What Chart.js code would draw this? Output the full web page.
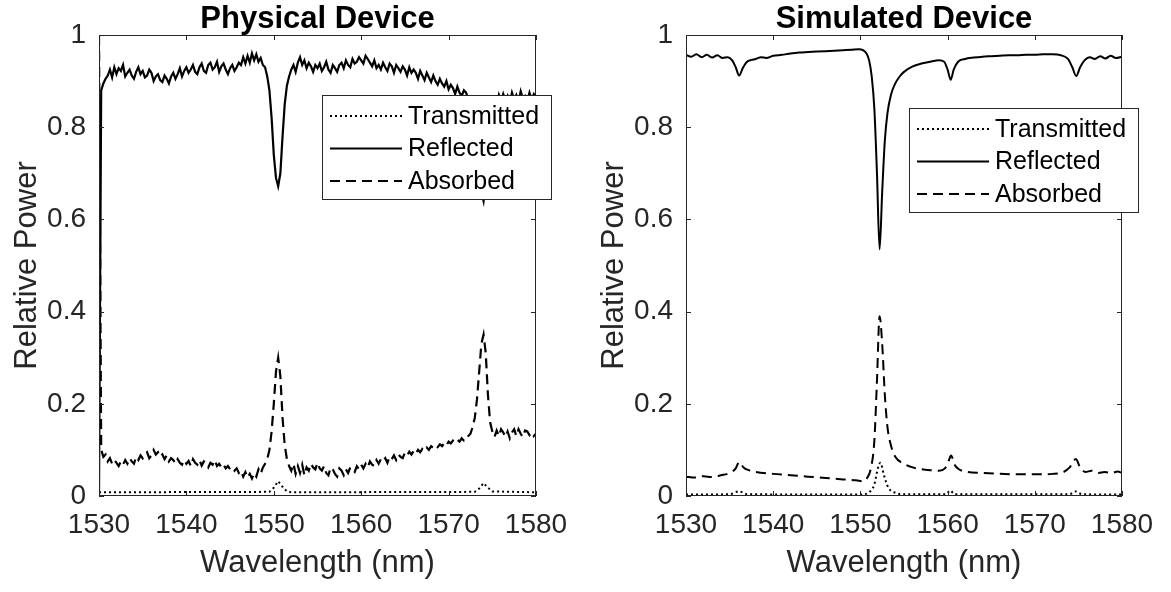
<!DOCTYPE html>
<html>
<head>
<meta charset="utf-8">
<script src="https://cdn.jsdelivr.net/npm/chart.js@4"></script>
<style>
  body { margin: 0; background: #fff; }
  #wrap { position: relative; width: 1171px; height: 592px; }
  canvas { position: absolute; top: 0; }
</style>
</head>
<body>
<div id="wrap">
  <canvas id="physChart" width="585" height="592" style="left:0px"></canvas>
  <canvas id="simChart" width="584" height="592" style="left:587px"></canvas>
</div>
<script>
// ---- data ----
const seriesNames = ['Transmitted', 'Reflected', 'Absorbed'];
const xTicks = [1530, 1540, 1550, 1560, 1570, 1580];
const yTicks = [0, 0.2, 0.4, 0.6, 0.8, 1];

// physical device: measured on a 0.25 nm grid from 1530 nm
const physGridStart = 1530;
const physGridStep = 0.25;
const physReflected = [
  0.00, 0.88, 0.895, 0.905, 0.912, 0.925, 0.908, 0.93, 0.915, 0.928, 0.922, 0.935,
  0.91, 0.918, 0.925, 0.912, 0.905, 0.92, 0.93, 0.915, 0.922, 0.908, 0.912, 0.925,
  0.918, 0.90, 0.91, 0.915, 0.902, 0.898, 0.912, 0.905, 0.895, 0.91, 0.918, 0.905,
  0.915, 0.928, 0.91, 0.922, 0.93, 0.918, 0.925, 0.935, 0.92, 0.915, 0.93, 0.938,
  0.922, 0.918, 0.935, 0.94, 0.925, 0.93, 0.942, 0.92, 0.932, 0.938, 0.925, 0.915,
  0.928, 0.935, 0.922, 0.93, 0.94, 0.935, 0.952, 0.938, 0.955, 0.94, 0.96, 0.945,
  0.958, 0.942, 0.95, 0.935, 0.93, 0.91, 0.88, 0.82, 0.74, 0.69, 0.672, 0.70,
  0.78, 0.85, 0.89, 0.91, 0.925, 0.935, 0.92, 0.94, 0.952, 0.935, 0.945, 0.928,
  0.94, 0.932, 0.92, 0.935, 0.928, 0.938, 0.922, 0.93, 0.942, 0.925, 0.918, 0.935,
  0.928, 0.92, 0.935, 0.94, 0.928, 0.945, 0.935, 0.93, 0.948, 0.938, 0.942, 0.952,
  0.945, 0.938, 0.955, 0.948, 0.94, 0.932, 0.945, 0.928, 0.935, 0.925, 0.94, 0.93,
  0.922, 0.938, 0.932, 0.918, 0.935, 0.928, 0.92, 0.932, 0.925, 0.912, 0.93, 0.918,
  0.925, 0.918, 0.905, 0.922, 0.912, 0.902, 0.918, 0.908, 0.898, 0.912, 0.90, 0.892,
  0.905, 0.895, 0.888, 0.90, 0.882, 0.892, 0.885, 0.872, 0.888, 0.875, 0.868, 0.88,
  0.875, 0.86, 0.855, 0.84, 0.82, 0.78, 0.72, 0.66, 0.64, 0.68, 0.76, 0.82,
  0.85, 0.862, 0.85, 0.87, 0.855, 0.872, 0.858, 0.868, 0.852, 0.875, 0.86, 0.87,
  0.855, 0.878, 0.862, 0.868, 0.858, 0.875, 0.86, 0.872, 0.865
];
const physAbsorbed = [
  1.00, 0.10, 0.085, 0.09, 0.075, 0.082, 0.07, 0.078, 0.072, 0.065, 0.075, 0.068,
  0.078, 0.07, 0.082, 0.075, 0.07, 0.085, 0.078, 0.088, 0.082, 0.09, 0.095, 0.082,
  0.088, 0.10, 0.09, 0.095, 0.085, 0.09, 0.08, 0.088, 0.075, 0.082, 0.078, 0.07,
  0.08, 0.072, 0.068, 0.078, 0.07, 0.076, 0.065, 0.08, 0.072, 0.068, 0.078, 0.066,
  0.075, 0.07, 0.062, 0.072, 0.068, 0.078, 0.065, 0.07, 0.062, 0.068, 0.06, 0.065,
  0.058, 0.062, 0.055, 0.06, 0.05, 0.055, 0.042, 0.052, 0.04, 0.048, 0.038, 0.05,
  0.042, 0.058, 0.048, 0.062, 0.07, 0.08, 0.10, 0.14, 0.20, 0.27, 0.30, 0.26,
  0.17, 0.11, 0.08, 0.065, 0.055, 0.07, 0.048, 0.065, 0.05, 0.068, 0.045, 0.062,
  0.055, 0.07, 0.062, 0.058, 0.072, 0.06, 0.055, 0.065, 0.05, 0.045, 0.062, 0.058,
  0.048, 0.042, 0.06, 0.055, 0.045, 0.058, 0.05, 0.062, 0.055, 0.052, 0.065, 0.058,
  0.068, 0.06, 0.07, 0.062, 0.075, 0.068, 0.065, 0.078, 0.07, 0.08, 0.075, 0.082,
  0.072, 0.085, 0.08, 0.088, 0.078, 0.09, 0.085, 0.082, 0.094, 0.088, 0.096, 0.09,
  0.098, 0.092, 0.10, 0.095, 0.102, 0.098, 0.105, 0.10, 0.108, 0.104, 0.11, 0.106,
  0.112, 0.108, 0.115, 0.11, 0.118, 0.114, 0.12, 0.116, 0.122, 0.118, 0.125, 0.12,
  0.12, 0.13, 0.135, 0.15, 0.17, 0.21, 0.27, 0.33, 0.35, 0.31, 0.22, 0.16,
  0.14, 0.128, 0.142, 0.13, 0.145, 0.138, 0.128, 0.14, 0.125, 0.138, 0.145, 0.13,
  0.145, 0.135, 0.128, 0.142, 0.14, 0.132, 0.138, 0.13, 0.135
];
const physTransWl = [1530, 1549.5, 1550, 1550.5, 1551, 1551.5, 1552, 1573, 1573.5, 1574, 1574.5, 1575, 1580];
const physTrans   = [0.008, 0.009, 0.018, 0.032, 0.02, 0.01, 0.008, 0.009, 0.016, 0.028, 0.018, 0.01, 0.008];

// simulated device
const simReflWl = [
  1530, 1530.6, 1531.2, 1531.8, 1532.4, 1533, 1533.6, 1534.2, 1534.8, 1535.3, 1535.7, 1536.1,
  1536.5, 1537, 1537.5, 1538, 1538.6, 1539.2, 1540, 1541, 1542, 1543, 1544, 1545,
  1546, 1547, 1548, 1549, 1549.8, 1550.3, 1550.7, 1551, 1551.3, 1551.6, 1551.9, 1552.2,
  1552.5, 1552.8, 1553.1, 1553.5, 1554, 1554.5, 1555, 1556, 1557, 1558, 1559, 1559.6,
  1560, 1560.35, 1560.7, 1561.2, 1562, 1563, 1564, 1565, 1566, 1567, 1568, 1569,
  1570, 1571, 1572, 1573, 1573.8, 1574.3, 1574.75, 1575.2, 1575.7, 1576.3, 1576.9, 1577.5,
  1578.1, 1578.7, 1579.3, 1580
];
const simRefl = [
  0.957, 0.953, 0.958, 0.952, 0.957, 0.951, 0.956, 0.95, 0.952, 0.945, 0.93, 0.912,
  0.928, 0.942, 0.946, 0.948, 0.952, 0.95, 0.955, 0.957, 0.96, 0.962, 0.963, 0.964,
  0.965, 0.966, 0.967, 0.968, 0.969, 0.967, 0.96, 0.945, 0.91, 0.84, 0.70, 0.535,
  0.66, 0.77, 0.83, 0.87, 0.895, 0.91, 0.92, 0.932, 0.938, 0.942, 0.945, 0.942,
  0.925, 0.903, 0.925, 0.942, 0.948, 0.951, 0.953, 0.954, 0.955, 0.956, 0.956, 0.957,
  0.957, 0.958, 0.958, 0.956, 0.948, 0.93, 0.911, 0.93, 0.945, 0.952, 0.948, 0.954,
  0.949, 0.955, 0.95, 0.953
];
const simAbsWl = [
  1530, 1531, 1532, 1533, 1534, 1535, 1535.7, 1536.1, 1536.6, 1537.2, 1538, 1540,
  1542, 1544, 1546, 1548, 1549.5, 1550.3, 1550.8, 1551.2, 1551.6, 1551.9, 1552.2, 1552.5,
  1552.8, 1553.1, 1553.5, 1554, 1555, 1556, 1557, 1558, 1559, 1559.7, 1560.1, 1560.4,
  1560.8, 1561.3, 1562, 1564, 1566, 1568, 1570, 1572, 1573.3, 1574, 1574.7, 1575.2,
  1575.8, 1576.5, 1577.3, 1578, 1578.8, 1579.5, 1580
];
const simAbs = [
  0.042, 0.04, 0.043, 0.041, 0.045, 0.05, 0.06, 0.074, 0.062, 0.056, 0.052, 0.048,
  0.045, 0.042, 0.039, 0.036, 0.034, 0.032, 0.04, 0.06, 0.12, 0.25, 0.39, 0.33,
  0.22, 0.15, 0.11, 0.085, 0.07, 0.062, 0.058, 0.056, 0.055, 0.06, 0.075, 0.088,
  0.068, 0.058, 0.053, 0.05, 0.048, 0.047, 0.047, 0.048, 0.052, 0.062, 0.08, 0.062,
  0.052, 0.055, 0.05, 0.052, 0.05, 0.053, 0.05
];
const simTransWl = [1530, 1535, 1536.1, 1537, 1550, 1551, 1551.6, 1552, 1552.3, 1552.7, 1553.2, 1554, 1555, 1559.8, 1560.3, 1560.8, 1574, 1574.7, 1575.4, 1580];
const simTrans   = [0.003, 0.004, 0.01, 0.004, 0.003, 0.008, 0.025, 0.06, 0.072, 0.045, 0.018, 0.007, 0.004, 0.004, 0.012, 0.004, 0.004, 0.01, 0.004, 0.003];

// ---- helpers ----
const FONT = '"Liberation Sans", Arial, Helvetica, sans-serif';
const AXIS_COLOR = '#262626';
const dashes = { Transmitted: [2, 3], Reflected: [], Absorbed: [10, 6] };

const pairs = (xs, ys) => ys.map((y, i) => ({ x: xs[i], y: y }));
const physGrid = physReflected.map((_, i) => physGridStart + i * physGridStep);

function makeDataset(name, points, smooth, width) {
  return {
    label: name,
    data: points,
    borderColor: '#000',
    borderWidth: width || 2,
    borderDash: dashes[name],
    pointRadius: 0,
    fill: false,
    tension: 0,
    cubicInterpolationMode: smooth ? 'monotone' : 'default'
  };
}

// box, inward ticks, title and legend in the MATLAB look
const matlabFrame = {
  id: 'matlabFrame',
  afterDatasetsDraw(chart, args, opts) {
    const { ctx, chartArea: a, scales } = chart;
    ctx.save();
    ctx.strokeStyle = AXIS_COLOR;
    ctx.lineWidth = 1;
    ctx.setLineDash([]);
    ctx.strokeRect(a.left + 0.5, a.top + 0.5, a.width - 1, a.height - 1);
    ctx.beginPath();
    scales.x.ticks.forEach(t => {
      const px = Math.round(scales.x.getPixelForValue(t.value)) + 0.5;
      ctx.moveTo(px, a.bottom); ctx.lineTo(px, a.bottom - 5);
      ctx.moveTo(px, a.top); ctx.lineTo(px, a.top + 5);
    });
    scales.y.ticks.forEach(t => {
      const py = Math.round(scales.y.getPixelForValue(t.value)) + 0.5;
      ctx.moveTo(a.left, py); ctx.lineTo(a.left + 5, py);
      ctx.moveTo(a.right, py); ctx.lineTo(a.right - 5, py);
    });
    ctx.stroke();

    ctx.fillStyle = '#000';
    ctx.font = 'bold 31px ' + FONT;
    ctx.textAlign = 'center';
    ctx.textBaseline = 'alphabetic';
    ctx.fillText(opts.title, (a.left + a.right) / 2, a.top - 7);
    ctx.restore();
  },
  afterDraw(chart, args, opts) {
    const { ctx, chartArea: a } = chart;
    const left = a.left + opts.legendLeft;
    const top = opts.legendTop;
    const w = 229, h = 104;
    ctx.save();
    ctx.fillStyle = '#fff';
    ctx.fillRect(left, top, w, h);
    ctx.strokeStyle = AXIS_COLOR;
    ctx.lineWidth = 1;
    ctx.strokeRect(left + 0.5, top + 0.5, w, h);
    ctx.font = '25px ' + FONT;
    ctx.textAlign = 'left';
    ctx.textBaseline = 'middle';
    chart.data.datasets.forEach((ds, i) => {
      const cy = top + 21 + i * 32.5;
      ctx.strokeStyle = '#000';
      ctx.lineWidth = 2;
      ctx.setLineDash(ds.borderDash);
      ctx.beginPath();
      ctx.moveTo(left + 8, cy);
      ctx.lineTo(left + 80, cy);
      ctx.stroke();
      ctx.fillStyle = '#000';
      ctx.fillText(ds.label, left + 86, cy + 1);
    });
    ctx.restore();
  }
};

function buildChart(id, datasets, title, legendLeft, legendTop) {
  return new Chart(document.getElementById(id).getContext('2d'), {
    type: 'line',
    data: { datasets: datasets },
    options: {
      responsive: false,
      animation: false,
      devicePixelRatio: 1,
      layout: { padding: { top: 35, right: 49, left: 0, bottom: 0 } },
      plugins: {
        legend: { display: false },
        title: { display: false },
        tooltip: { enabled: false },
        matlabFrame: { title: title, legendLeft: legendLeft, legendTop: legendTop }
      },
      scales: {
        x: {
          type: 'linear',
          min: 1530, max: 1580,
          afterBuildTicks: s => { s.ticks = xTicks.map(v => ({ value: v })); },
          afterFit: s => { s.height = 96; },
          grid: { display: false, drawTicks: false },
          border: { display: false },
          ticks: {
            padding: 12,
            color: AXIS_COLOR,
            font: { family: FONT, size: 28 },
            maxRotation: 0,
            callback: v => String(v)
          },
          title: {
            display: true,
            text: 'Wavelength (nm)',
            color: AXIS_COLOR,
            font: { family: FONT, size: 31 },
            padding: { top: 0, bottom: 10 }
          }
        },
        y: {
          min: 0, max: 1,
          afterBuildTicks: s => { s.ticks = yTicks.map(v => ({ value: v })); },
          afterFit: s => { s.width = 99; },
          grid: { display: false, drawTicks: false },
          border: { display: false },
          ticks: {
            padding: 13,
            color: AXIS_COLOR,
            font: { family: FONT, size: 28 },
            callback: v => String(v)
          },
          title: {
            display: true,
            text: 'Relative Power',
            color: AXIS_COLOR,
            font: { family: FONT, size: 31 },
            padding: { top: 9, bottom: 0 }
          }
        }
      }
    },
    plugins: [matlabFrame]
  });
}

buildChart('physChart', [
  makeDataset(seriesNames[0], pairs(physTransWl, physTrans), false),
  makeDataset(seriesNames[1], pairs(physGrid, physReflected), false, 2.2),
  makeDataset(seriesNames[2], pairs(physGrid, physAbsorbed), false, 2.2)
], 'Physical Device', 223, 95);

buildChart('simChart', [
  makeDataset(seriesNames[0], pairs(simTransWl, simTrans), true),
  makeDataset(seriesNames[1], pairs(simReflWl, simRefl), true),
  makeDataset(seriesNames[2], pairs(simAbsWl, simAbs), true)
], 'Simulated Device', 223, 108);
</script>
</body>
</html>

WHAT IS ASKED
Return exactly what appears from the opening line of the material through the line with "const yTicks = [0, 0.2, 0.4, 0.6, 0.8, 1];", apart from the pictures.

COMPLETE ANSWER
What Chart.js code would draw this? Output the full web page.
<!DOCTYPE html>
<html>
<head>
<meta charset="utf-8">
<script src="https://cdn.jsdelivr.net/npm/chart.js@4"></script>
<style>
  body { margin: 0; background: #fff; }
  #wrap { position: relative; width: 1171px; height: 592px; }
  canvas { position: absolute; top: 0; }
</style>
</head>
<body>
<div id="wrap">
  <canvas id="physChart" width="585" height="592" style="left:0px"></canvas>
  <canvas id="simChart" width="584" height="592" style="left:587px"></canvas>
</div>
<script>
// ---- data ----
const seriesNames = ['Transmitted', 'Reflected', 'Absorbed'];
const xTicks = [1530, 1540, 1550, 1560, 1570, 1580];
const yTicks = [0, 0.2, 0.4, 0.6, 0.8, 1];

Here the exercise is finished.